- Recently, Tesla has been one of the most polarizing stocks. Investors have strong views on both sides of the divide—bearish and bullish.
- Wedbush Securities downgraded the stock to “neutral” earlier this year and reaffirmed its rating. Brokerages classify stocks as a “buy,” “sell,” and “hold.” However, when it comes to Tesla, it’s tough to be neutral.
Wedbush on Tesla
Wedbush Securities reaffirmed its “neutral” stance on Tesla (TSLA) stock. Notably, Wedbush was a Tesla bull for a long time. However, Wedbush changed its opinion earlier this year. The stock has fallen in 2019. So far, the stock has underperformed the S&P 500 (SPY). The company’s returns have also lagged mainstream automakers like Ford (F) and General Motors (GM) in 2019.
Looking at Tesla’s consolidated ratings, it received a “buy” or higher rating from 11 analysts. Meanwhile, 13 analysts recommended a “sell” or lower rating. Ten analysts surveyed by Thomson Reuters recommended a “hold” or equivalent rating. Tesla’s overall rating score is 2.94, which is equivalent to a “hold.” The stock’s mean consensus target price of $248.01 represents a potential upside of 3.3% over its closing price on Tuesday. So, analysts are “neutral” on the stock from a rating and target price perspective. However, not many investors would be convinced that the company is a “hold.” Talking of Tesla investors, we have either the bulls or the bears.

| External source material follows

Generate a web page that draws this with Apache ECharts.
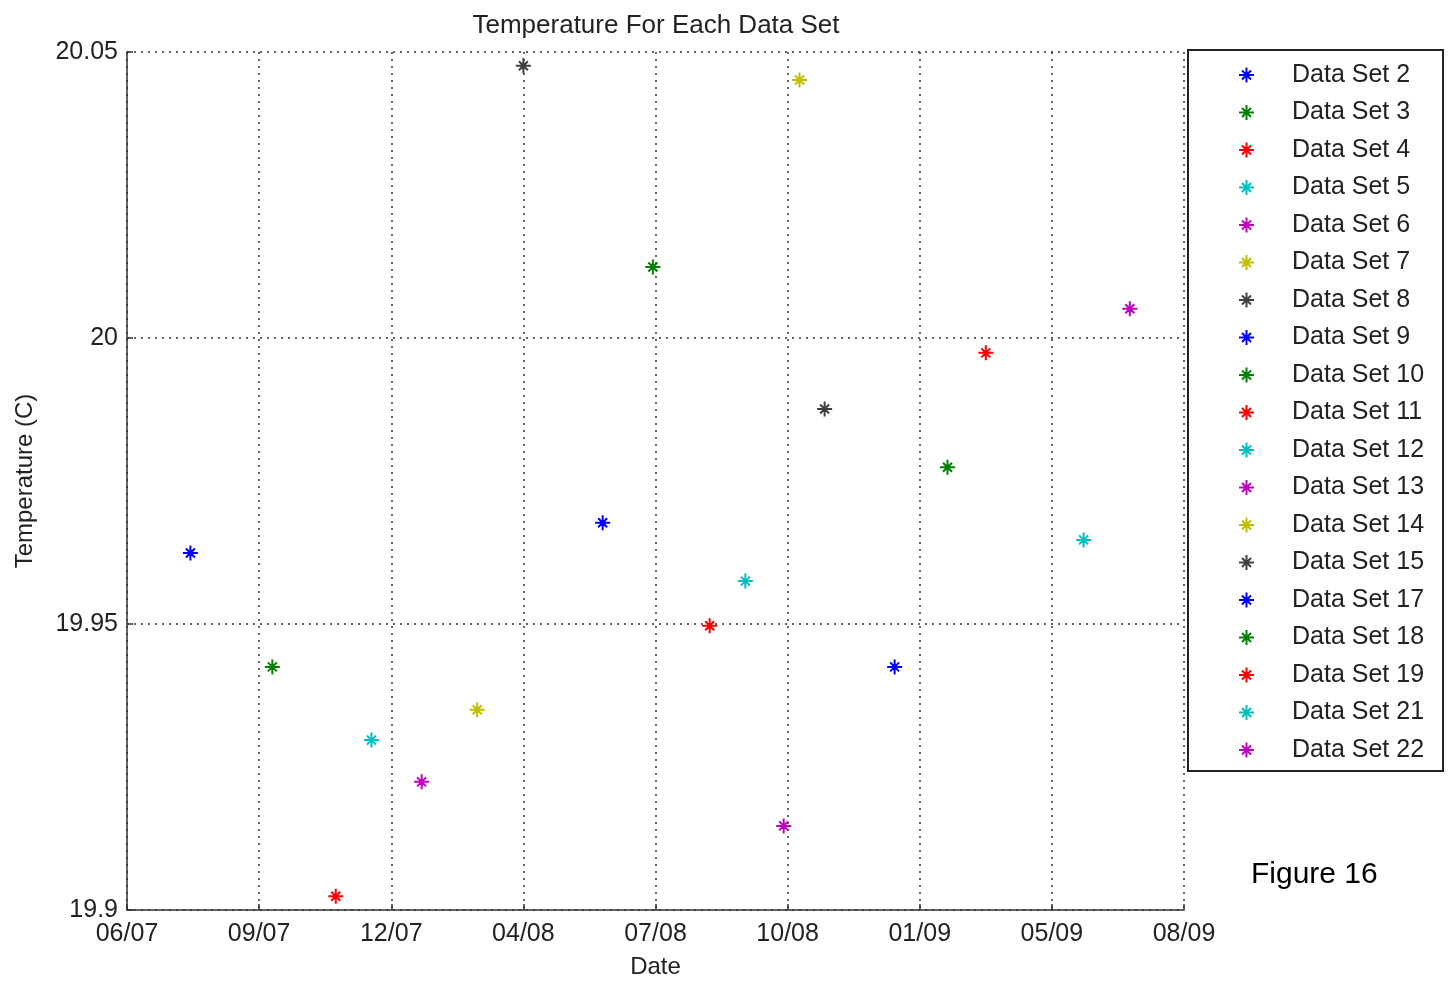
<!DOCTYPE html>
<html>
<head>
<meta charset="utf-8">
<title>Temperature For Each Data Set</title>
<script src="https://cdn.jsdelivr.net/npm/echarts@6/dist/echarts.min.js"></script>
<style>
  html, body { margin: 0; padding: 0; background: #fff; }
  #chart { width: 1455px; height: 981px; }
</style>
</head>
<body>
<div id="chart"></div>
<script>
// x positions are in tick units (0 = 06/07 ... 8 = 08/09)
const xTickLabels = ["06/07", "09/07", "12/07", "04/08", "07/08", "10/08", "01/09", "05/09", "08/09"];
const setNames = [
  "Data Set 2", "Data Set 3", "Data Set 4", "Data Set 5", "Data Set 6",
  "Data Set 7", "Data Set 8", "Data Set 9", "Data Set 10", "Data Set 11",
  "Data Set 12", "Data Set 13", "Data Set 14", "Data Set 15", "Data Set 17",
  "Data Set 18", "Data Set 19", "Data Set 21", "Data Set 22"
];
const setDates = [0.48, 1.10, 1.58, 1.85, 2.23, 2.65, 3.00, 3.60, 3.98, 4.41,
  4.68, 4.97, 5.09, 5.28, 5.81, 6.21, 6.50, 7.24, 7.59];
const setTemps = [19.9624, 19.9425, 19.9024, 19.9297, 19.9224, 19.935, 20.0476, 19.9677, 20.0124, 19.9497,
  19.9575, 19.9147, 20.0451, 19.9876, 19.9425, 19.9774, 19.9974, 19.9647, 20.0051];
// matlab default colour order
const colorOrder = ["#0000ff", "#008000", "#ff0000", "#00bfbf", "#bf00bf", "#bfbf00", "#404040"];

const starPath = "path://M10,0L10,20M0,10L20,10M4,4L16,16M4,16L16,4M8.5,8.5L11.5,8.5L11.5,11.5L8.5,11.5Z";
const font = "'Liberation Sans', Arial, Helvetica, sans-serif";

const myChart = echarts.init(document.getElementById("chart"));

const series = setNames.map((name, i) => ({
  name: name,
  type: "scatter",
  data: [[setDates[i], setTemps[i]]],
  symbol: starPath,
  symbolSize: 15,
  itemStyle: {
    color: colorOrder[i % colorOrder.length],
    borderColor: colorOrder[i % colorOrder.length],
    borderWidth: 2,
    opacity: 1,
  },
}));

const option = {
  animation: false,
  textStyle: { fontFamily: font, color: "#222" },
  title: {
    text: "Temperature For Each Data Set",
    left: 651,
    textAlign: "center",
    top: 8,
    textStyle: { fontSize: 26, fontWeight: "normal", color: "#222", fontFamily: font },
  },
  legend: {
    orient: "vertical",
    left: 1188,
    top: 50,
    padding: [12, 19, 8, 50],
    itemWidth: 15,
    itemHeight: 15,
    itemGap: 11.5,
    borderColor: "#222",
    borderWidth: 2,
    backgroundColor: "#fff",
    itemStyle: { borderWidth: 2, opacity: 1 },
    textStyle: { fontSize: 25, lineHeight: 26, color: "#222", padding: [0, 0, 0, 33] },
    data: setNames,
  },
  grid: {
    left: 127,
    right: 271,
    top: 52,
    bottom: 71,
    outerBoundsMode: "none",
  },
  xAxis: {
    type: "value",
    min: 0,
    max: 8,
    interval: 1,
    name: "Date",
    nameLocation: "middle",
    nameGap: 45,
    nameTextStyle: { fontSize: 24, color: "#222" },
    axisLine: { lineStyle: { color: "#333", width: 1.5 } },
    axisTick: { inside: true, length: 6, lineStyle: { color: "#333", width: 1.5 } },
    axisLabel: {
      fontSize: 25,
      color: "#222",
      margin: 12,
      formatter: (v) => xTickLabels[Math.round(v)],
    },
    splitLine: { show: true, lineStyle: { type: [2, 5], color: "#333", width: 1.5 } },
  },
  yAxis: {
    type: "value",
    min: 19.9,
    max: 20.05,
    interval: 0.05,
    name: "Temperature (C)",
    nameLocation: "middle",
    nameRotate: 90,
    nameGap: 90,
    nameTextStyle: { fontSize: 24, color: "#222" },
    axisLine: { show: true, lineStyle: { color: "#333", width: 1.5 } },
    axisTick: { show: true, inside: true, length: 6, lineStyle: { color: "#333", width: 1.5 } },
    axisLabel: { fontSize: 25, color: "#222", margin: 9 },
    splitLine: { show: true, lineStyle: { type: [2, 5], color: "#333", width: 1.5 } },
  },
  graphic: [
    {
      type: "text",
      left: 1251,
      top: 860,
      style: { text: "Figure 16", fontSize: 30, fill: "#000", fontFamily: font },
    },
  ],
  series: series,
};

myChart.setOption(option);
</script>
</body>
</html>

Dan Ives, Wedbush Securities’ managing director of equity research pointed out very pertinent issues for Tesla. The company needs to prove that Model 3 demand is sustainable. Also, Tesla needs to make profits even by selling the lower margin Model 3. Finally, the company could get dragged in the US-China trade war, which is a potential risk.
Tesla’s risks and opportunities
While markets expected subdued deliveries in the third quarter, Tesla surprised with another quarter of record deliveries. The company still fell short of Elon Musk’s target for 100,000 deliveries. The company’s third-quarter deliveries were much better than analysts’ expectations.
We might get some more updates during the company’s third-quarter earnings call. There are concerns that Model 3 demand is plateauing in the US. Growth in international markets might have fueled the delivery growth this year.
We also need to consider profitability. While Tesla bulls would point to rising deliveries, the company has to be a sustainable venture. Just four quarters of profits over the last decade doesn’t provide a lot of fodder to short-sellers and bears. We have a hard time valuing the stock due to a lack of sustainable profitability.
Show me the money!
How much money Tesla can make on each car or how much incremental earnings it can derive from software updates is still a mystery for markets. The company’s market capitalization is higher than Ford’s. Although Tesla’s market capitalization is lower than General Motors, Ford and General Motors sell more cars than Tesla. Their sustainable businesses are making profits and paying dividends to investors. While investors wouldn’t exactly expect a dividend from Tesla, it still needs to address the profitability conundrum.
China is a potential wild card for Tesla. The country is the largest electric vehicle market. The company’s China Gigafactory is scheduled to begin mass production this month. Despite the trade war, China exempted several Tesla models from the purchase tax last month. However, given the recent escalation in the US-China trade war and uncertainty about US-China relations, China will continue to be a wild card for the company.
You can’t deny that Tesla’s overall value proposition is good as a product. However, the company needs to convince markets that it can convert a good product into a sustainably profitable venture.